→ EXERCISE DESCRIPTION: Reproduce only the lines from the one containing "Output the Python" through the one containing "import numpy as np", exactly as written and with both ends included.

→ EXERCISE DATA:

┄┄┄┄┄┄┄┄┄┄┄┄┄┄┄┄┄┄┄┄

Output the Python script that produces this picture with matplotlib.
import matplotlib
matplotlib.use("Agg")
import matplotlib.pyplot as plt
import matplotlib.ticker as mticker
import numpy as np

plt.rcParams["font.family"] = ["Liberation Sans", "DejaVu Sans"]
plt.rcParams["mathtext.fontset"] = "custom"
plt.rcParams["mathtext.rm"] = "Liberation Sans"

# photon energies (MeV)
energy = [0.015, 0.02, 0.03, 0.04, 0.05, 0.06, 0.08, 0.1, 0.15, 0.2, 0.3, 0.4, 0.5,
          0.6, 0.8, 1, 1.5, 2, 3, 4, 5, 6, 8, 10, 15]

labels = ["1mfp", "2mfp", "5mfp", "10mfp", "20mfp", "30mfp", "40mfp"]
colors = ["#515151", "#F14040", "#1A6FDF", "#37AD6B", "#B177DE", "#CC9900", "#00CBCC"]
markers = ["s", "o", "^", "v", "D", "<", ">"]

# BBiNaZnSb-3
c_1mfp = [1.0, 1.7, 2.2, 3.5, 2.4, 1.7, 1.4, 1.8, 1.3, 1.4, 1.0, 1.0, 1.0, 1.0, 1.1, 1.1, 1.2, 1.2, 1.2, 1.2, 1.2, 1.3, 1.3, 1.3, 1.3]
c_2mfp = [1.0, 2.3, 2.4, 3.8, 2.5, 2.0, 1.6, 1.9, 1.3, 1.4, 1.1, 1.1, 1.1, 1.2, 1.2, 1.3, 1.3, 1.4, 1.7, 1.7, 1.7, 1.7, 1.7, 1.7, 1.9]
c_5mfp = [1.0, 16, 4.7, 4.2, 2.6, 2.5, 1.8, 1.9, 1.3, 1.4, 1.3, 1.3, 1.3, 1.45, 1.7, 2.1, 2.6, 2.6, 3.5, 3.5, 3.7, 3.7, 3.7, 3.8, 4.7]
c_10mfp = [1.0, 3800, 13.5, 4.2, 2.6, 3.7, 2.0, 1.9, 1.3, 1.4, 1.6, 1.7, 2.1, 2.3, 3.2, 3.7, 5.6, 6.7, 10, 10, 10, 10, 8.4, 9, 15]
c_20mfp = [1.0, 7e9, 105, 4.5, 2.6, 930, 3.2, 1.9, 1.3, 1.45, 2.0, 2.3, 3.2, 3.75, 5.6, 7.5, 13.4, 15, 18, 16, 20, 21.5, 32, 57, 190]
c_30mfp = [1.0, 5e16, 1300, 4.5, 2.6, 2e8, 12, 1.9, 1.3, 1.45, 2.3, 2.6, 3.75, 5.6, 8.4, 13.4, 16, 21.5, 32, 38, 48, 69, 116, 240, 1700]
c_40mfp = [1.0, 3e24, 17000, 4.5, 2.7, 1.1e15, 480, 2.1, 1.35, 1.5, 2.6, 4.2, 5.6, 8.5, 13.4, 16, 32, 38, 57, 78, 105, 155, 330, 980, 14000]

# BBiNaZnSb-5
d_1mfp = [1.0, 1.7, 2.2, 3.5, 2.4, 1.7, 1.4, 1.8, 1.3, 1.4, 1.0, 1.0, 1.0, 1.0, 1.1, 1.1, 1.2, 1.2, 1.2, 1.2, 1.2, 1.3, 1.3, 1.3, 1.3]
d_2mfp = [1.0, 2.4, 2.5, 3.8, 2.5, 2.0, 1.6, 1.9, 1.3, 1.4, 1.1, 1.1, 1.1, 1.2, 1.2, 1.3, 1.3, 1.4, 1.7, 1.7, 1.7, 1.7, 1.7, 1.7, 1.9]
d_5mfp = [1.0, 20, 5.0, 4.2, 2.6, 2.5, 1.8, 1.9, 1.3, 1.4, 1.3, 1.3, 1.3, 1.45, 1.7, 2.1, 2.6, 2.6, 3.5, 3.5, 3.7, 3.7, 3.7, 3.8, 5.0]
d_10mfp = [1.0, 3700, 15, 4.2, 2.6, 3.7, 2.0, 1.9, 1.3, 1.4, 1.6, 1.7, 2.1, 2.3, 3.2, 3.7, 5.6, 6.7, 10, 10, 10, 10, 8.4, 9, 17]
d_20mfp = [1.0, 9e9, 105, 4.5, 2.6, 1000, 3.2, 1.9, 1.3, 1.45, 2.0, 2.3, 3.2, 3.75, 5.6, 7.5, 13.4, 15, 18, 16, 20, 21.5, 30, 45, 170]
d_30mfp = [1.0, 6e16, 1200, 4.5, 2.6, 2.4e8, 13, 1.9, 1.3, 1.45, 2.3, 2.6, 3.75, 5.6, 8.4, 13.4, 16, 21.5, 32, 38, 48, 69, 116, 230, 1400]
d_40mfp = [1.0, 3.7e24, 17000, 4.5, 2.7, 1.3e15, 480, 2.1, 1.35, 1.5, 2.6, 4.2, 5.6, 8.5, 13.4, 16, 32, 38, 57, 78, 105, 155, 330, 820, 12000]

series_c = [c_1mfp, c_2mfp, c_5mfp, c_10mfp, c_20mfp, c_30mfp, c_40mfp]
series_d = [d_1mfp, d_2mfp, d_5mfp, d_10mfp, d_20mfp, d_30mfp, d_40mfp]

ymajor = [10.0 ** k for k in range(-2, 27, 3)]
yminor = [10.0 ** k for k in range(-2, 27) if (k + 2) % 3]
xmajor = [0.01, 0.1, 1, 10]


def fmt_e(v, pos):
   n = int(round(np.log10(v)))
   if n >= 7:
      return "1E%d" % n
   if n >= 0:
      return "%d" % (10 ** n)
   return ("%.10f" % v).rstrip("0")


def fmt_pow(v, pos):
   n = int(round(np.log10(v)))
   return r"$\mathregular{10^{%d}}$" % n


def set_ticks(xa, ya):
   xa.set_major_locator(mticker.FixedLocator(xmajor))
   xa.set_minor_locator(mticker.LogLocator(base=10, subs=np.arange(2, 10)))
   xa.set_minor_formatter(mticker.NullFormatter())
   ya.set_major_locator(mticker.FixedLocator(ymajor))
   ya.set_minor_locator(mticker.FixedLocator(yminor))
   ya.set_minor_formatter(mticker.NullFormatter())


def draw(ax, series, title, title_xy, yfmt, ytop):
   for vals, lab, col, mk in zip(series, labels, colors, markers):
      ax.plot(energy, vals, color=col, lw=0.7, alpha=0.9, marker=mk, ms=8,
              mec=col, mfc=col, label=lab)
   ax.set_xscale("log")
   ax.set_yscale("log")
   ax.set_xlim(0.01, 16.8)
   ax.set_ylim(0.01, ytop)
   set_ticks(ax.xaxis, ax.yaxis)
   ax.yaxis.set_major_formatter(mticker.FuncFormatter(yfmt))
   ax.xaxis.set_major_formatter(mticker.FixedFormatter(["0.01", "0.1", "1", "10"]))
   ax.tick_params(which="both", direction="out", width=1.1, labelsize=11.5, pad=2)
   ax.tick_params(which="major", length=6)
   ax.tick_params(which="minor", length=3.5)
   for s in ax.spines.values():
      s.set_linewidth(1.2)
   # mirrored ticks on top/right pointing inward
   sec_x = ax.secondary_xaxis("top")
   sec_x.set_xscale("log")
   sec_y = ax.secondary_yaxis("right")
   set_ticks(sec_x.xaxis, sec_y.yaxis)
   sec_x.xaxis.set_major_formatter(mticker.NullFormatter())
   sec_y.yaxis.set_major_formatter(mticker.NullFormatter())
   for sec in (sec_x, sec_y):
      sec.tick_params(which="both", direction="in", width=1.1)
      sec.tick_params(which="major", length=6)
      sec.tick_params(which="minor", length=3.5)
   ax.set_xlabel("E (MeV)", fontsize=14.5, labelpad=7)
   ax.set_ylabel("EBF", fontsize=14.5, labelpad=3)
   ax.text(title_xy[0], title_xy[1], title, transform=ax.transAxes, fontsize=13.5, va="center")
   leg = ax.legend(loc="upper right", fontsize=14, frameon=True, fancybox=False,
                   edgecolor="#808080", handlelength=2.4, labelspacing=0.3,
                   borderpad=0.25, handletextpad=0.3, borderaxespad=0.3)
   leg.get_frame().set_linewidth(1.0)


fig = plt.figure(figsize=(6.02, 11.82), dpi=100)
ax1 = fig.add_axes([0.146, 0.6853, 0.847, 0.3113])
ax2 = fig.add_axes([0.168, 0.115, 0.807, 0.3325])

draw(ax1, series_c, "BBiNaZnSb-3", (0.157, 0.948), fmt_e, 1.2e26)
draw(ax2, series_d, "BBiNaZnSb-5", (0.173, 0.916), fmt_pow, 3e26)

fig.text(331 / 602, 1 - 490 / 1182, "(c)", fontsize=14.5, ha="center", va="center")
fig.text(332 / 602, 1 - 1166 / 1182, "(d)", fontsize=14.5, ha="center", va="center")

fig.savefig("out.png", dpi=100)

┄┄┄┄┄┄┄┄┄┄┄┄┄┄┄┄┄┄┄┄

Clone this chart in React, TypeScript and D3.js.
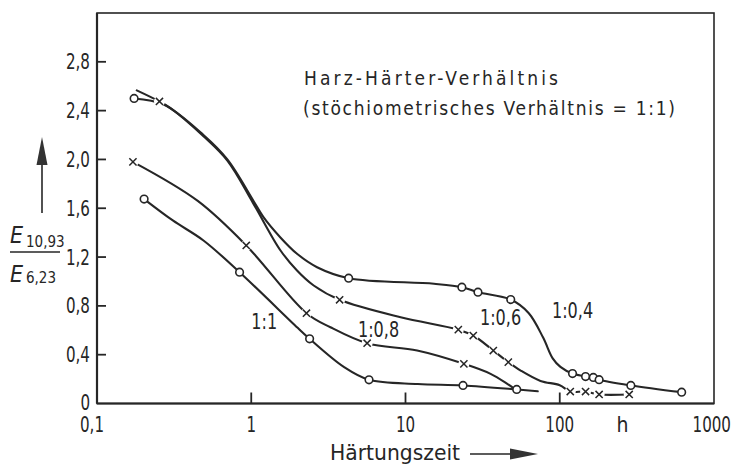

┄┄┄┄┄┄┄┄┄┄┄┄┄┄┄┄┄┄┄┄

→ TASK SOLUTION:
Output the Python script that produces this picture with matplotlib.
import matplotlib
matplotlib.use("Agg")
import matplotlib.pyplot as plt
import matplotlib.ticker as mticker
import numpy as np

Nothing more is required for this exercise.